The latest fun effort from Laika studios. The characters & plot were all refreshingly unique, and I loved the “character” of the setting – one of these ancient, brick-laden, hilly European cities that exist more in imagination than reality. It was wonderful to see some vivid imagination brought to life.
As much as I want to hate Tom Cruise… I have to admit he can turn it on when he needs to. Perhaps that’s what makes him so freaky – what exactly is real under there? This movie is smart, brilliantly paced & pieced together, and just fun – I couldn’t wait for each new scene. Sure, the ending was a little odd, but it was a nice wrap-up & made at least as much sense as 99% of all other movies involving time-travel & related phenomenon.
Wow was this stupid. I watched it the recommendation of various reviews, but apparently this is one of those movies that you either love or hate. I hated it… or at least didn’t like it too much. Even if you see the whole movie as some kind of metaphor, the facts of the movie make no sense… and I just can’t get past that. Who is maintaining this giant train track? Why can’t they just run the engines & not actually travel anywhere? and on and on… Sure, there was some kind of story buried underneath this mess, and a couple fun performances… but that really couldn’t save it.
Time travel movies almost always have to contort themselves to fix plot holes, and this one is no different.
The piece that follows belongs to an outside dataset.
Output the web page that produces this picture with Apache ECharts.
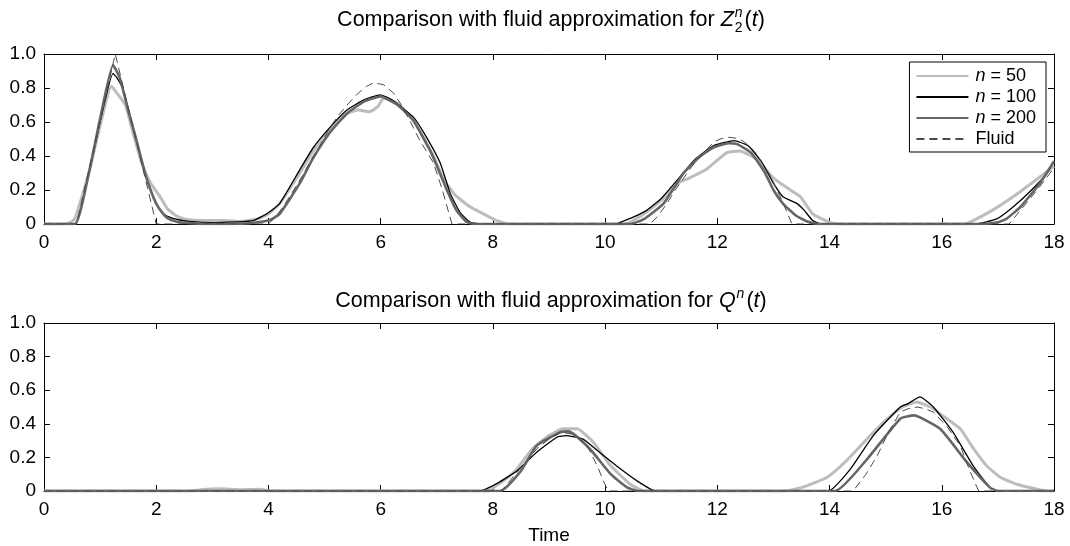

But, it is far better than most of the rest of them. Everything is stylish and tight.
I just couldn’t decide about this one. It did have a lot of fun moments & scenes… and just a cool vibe. But, as a full story, it didn’t make much sense – it was trying to make a point (about living your dreams, etc), but never actually made it. There was too much that left me scratching my head saying “really?”, but not in a good way. Still, a chunk of the movie was shot in Iceland, and I’m always a sucker for that. So… I’ll have to give it a positive word or two.